__EXERCISE AIM__
From the listing below, pull out every line where the string "with" appears.
** BEGIN **
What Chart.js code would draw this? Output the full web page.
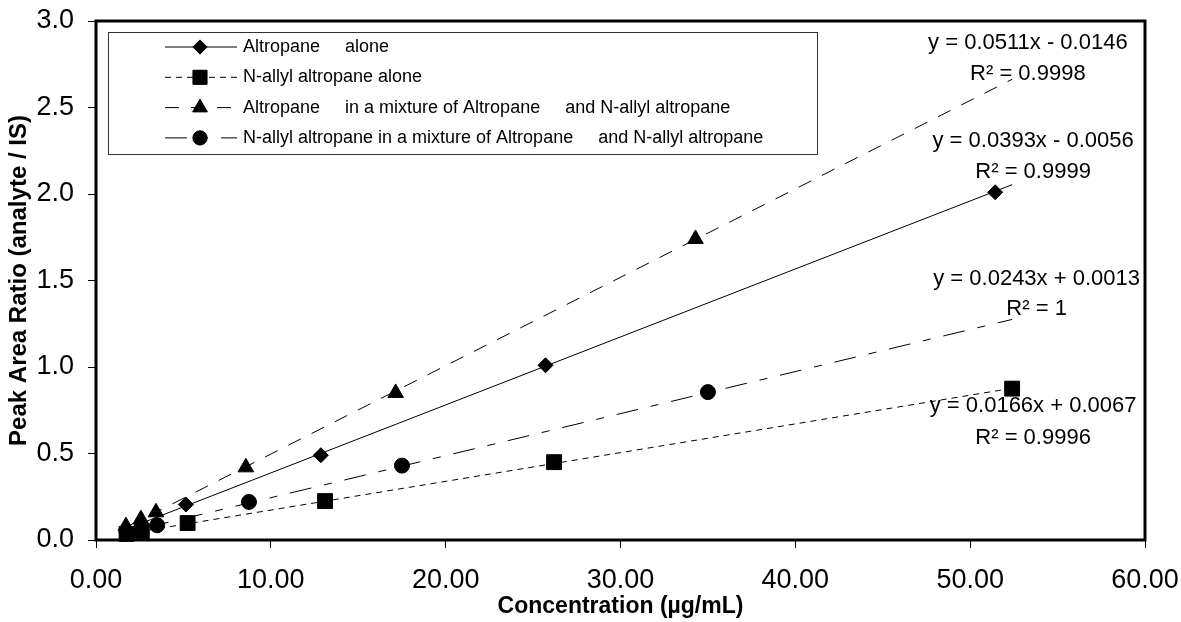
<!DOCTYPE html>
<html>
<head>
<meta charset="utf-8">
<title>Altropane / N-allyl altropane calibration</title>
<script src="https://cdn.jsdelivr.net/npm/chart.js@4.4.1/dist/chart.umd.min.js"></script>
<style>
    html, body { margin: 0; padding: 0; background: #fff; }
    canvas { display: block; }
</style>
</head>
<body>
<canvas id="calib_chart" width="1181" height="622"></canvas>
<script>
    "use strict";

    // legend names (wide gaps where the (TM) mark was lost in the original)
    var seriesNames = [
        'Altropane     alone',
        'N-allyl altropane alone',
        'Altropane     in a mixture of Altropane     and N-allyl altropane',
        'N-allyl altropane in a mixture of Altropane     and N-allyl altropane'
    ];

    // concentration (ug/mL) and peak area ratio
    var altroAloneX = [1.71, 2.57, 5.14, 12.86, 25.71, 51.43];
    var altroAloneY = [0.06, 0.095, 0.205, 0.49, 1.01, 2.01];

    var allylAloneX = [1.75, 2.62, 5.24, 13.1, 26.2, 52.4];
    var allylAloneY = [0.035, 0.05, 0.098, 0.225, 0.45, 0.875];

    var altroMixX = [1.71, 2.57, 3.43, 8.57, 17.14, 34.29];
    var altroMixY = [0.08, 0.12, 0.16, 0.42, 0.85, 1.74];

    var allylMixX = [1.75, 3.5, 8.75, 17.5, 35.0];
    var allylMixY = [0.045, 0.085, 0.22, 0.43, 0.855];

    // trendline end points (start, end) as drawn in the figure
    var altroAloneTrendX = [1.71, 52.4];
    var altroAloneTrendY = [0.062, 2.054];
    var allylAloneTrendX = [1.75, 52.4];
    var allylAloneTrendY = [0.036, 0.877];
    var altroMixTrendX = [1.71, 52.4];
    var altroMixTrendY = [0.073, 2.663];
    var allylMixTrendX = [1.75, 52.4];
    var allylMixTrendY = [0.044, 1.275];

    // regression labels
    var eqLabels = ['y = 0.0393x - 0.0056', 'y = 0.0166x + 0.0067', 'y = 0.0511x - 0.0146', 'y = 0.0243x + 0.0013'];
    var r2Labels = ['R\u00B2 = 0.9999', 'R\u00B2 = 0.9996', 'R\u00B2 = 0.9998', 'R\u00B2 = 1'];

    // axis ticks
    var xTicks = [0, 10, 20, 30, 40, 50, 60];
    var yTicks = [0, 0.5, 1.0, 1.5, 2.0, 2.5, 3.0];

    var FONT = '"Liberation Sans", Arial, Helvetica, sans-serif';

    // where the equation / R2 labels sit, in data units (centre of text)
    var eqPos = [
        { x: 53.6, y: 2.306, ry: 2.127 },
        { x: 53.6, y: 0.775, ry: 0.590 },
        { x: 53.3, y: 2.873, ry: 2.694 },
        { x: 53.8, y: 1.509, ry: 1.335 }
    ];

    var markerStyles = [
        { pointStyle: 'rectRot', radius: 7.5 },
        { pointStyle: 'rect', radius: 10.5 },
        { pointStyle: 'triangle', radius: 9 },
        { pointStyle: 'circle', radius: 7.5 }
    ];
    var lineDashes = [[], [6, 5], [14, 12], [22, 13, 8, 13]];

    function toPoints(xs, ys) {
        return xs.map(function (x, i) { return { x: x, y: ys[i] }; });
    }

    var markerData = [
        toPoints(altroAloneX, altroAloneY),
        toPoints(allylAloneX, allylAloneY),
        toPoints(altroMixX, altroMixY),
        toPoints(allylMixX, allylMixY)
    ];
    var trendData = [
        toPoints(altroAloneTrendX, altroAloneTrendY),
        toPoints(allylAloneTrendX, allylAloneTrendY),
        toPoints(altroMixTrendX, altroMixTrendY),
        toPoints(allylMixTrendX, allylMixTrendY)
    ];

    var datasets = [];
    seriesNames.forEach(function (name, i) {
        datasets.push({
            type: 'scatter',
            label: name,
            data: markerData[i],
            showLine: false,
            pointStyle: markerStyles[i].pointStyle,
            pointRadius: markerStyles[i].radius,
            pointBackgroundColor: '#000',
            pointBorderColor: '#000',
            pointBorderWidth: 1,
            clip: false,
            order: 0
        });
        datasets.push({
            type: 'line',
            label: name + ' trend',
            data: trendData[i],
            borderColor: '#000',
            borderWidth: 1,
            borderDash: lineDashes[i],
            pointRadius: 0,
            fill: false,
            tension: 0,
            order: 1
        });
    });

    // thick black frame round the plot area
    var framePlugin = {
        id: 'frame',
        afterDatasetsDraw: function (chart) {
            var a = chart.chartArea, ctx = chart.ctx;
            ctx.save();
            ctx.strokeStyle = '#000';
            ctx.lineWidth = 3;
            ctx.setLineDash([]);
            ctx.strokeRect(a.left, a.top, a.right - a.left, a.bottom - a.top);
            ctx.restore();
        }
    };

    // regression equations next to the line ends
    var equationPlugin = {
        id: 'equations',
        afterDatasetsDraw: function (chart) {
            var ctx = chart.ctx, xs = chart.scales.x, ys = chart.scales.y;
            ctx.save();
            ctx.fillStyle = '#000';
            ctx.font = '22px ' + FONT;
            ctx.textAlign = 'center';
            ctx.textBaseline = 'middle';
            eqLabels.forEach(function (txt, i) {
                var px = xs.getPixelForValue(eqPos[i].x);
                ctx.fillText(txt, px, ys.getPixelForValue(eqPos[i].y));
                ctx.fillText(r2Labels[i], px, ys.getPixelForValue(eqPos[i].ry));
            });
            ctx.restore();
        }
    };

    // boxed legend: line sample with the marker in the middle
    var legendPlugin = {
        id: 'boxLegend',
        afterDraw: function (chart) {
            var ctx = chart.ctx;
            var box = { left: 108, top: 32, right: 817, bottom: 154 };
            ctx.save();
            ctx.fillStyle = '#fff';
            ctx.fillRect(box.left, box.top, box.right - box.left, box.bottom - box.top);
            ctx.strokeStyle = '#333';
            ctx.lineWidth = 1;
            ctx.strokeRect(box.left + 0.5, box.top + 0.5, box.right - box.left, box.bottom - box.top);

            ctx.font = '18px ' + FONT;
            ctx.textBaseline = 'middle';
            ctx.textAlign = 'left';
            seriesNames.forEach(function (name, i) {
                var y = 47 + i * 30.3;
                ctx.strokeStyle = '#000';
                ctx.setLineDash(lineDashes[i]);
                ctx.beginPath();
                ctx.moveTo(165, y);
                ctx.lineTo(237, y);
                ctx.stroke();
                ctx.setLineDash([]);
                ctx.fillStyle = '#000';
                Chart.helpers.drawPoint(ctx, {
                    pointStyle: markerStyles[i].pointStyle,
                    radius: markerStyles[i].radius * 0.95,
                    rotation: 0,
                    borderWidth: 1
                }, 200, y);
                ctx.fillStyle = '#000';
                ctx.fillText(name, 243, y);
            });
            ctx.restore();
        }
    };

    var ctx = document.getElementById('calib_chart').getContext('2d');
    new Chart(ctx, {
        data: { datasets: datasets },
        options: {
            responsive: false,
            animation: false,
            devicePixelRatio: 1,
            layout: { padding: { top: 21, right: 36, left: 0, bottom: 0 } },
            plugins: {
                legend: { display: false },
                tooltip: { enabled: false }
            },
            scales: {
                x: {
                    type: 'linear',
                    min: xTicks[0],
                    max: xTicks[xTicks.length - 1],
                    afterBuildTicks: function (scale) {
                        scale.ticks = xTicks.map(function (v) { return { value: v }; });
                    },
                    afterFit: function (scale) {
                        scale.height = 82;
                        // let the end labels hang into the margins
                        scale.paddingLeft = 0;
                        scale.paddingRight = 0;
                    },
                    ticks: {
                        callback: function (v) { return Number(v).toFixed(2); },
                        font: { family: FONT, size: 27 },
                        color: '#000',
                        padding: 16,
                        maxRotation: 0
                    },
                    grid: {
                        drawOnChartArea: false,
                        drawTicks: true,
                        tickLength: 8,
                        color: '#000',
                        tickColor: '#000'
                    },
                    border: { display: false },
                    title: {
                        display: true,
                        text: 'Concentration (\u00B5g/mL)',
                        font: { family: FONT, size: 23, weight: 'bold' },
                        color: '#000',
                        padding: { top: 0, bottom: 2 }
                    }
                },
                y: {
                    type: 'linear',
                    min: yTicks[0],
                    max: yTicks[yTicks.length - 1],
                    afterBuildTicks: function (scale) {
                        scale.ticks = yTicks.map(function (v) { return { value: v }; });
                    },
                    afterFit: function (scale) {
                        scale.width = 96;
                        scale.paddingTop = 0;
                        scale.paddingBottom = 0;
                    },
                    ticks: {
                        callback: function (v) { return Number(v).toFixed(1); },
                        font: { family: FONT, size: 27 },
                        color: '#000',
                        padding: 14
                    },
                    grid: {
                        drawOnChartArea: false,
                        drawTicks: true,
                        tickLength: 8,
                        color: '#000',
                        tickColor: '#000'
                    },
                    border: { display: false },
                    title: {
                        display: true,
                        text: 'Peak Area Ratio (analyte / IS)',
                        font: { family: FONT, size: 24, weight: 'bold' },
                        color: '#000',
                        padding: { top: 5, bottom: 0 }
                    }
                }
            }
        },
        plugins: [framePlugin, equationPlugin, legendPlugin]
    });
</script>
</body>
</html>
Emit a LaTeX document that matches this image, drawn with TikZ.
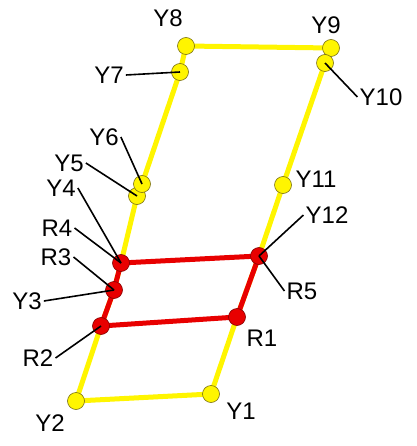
** END **
__TASK RESPONSE__
    // boxed legend: line sample with the marker in the middle
Emit a LaTeX document that matches this image, drawn with TikZ.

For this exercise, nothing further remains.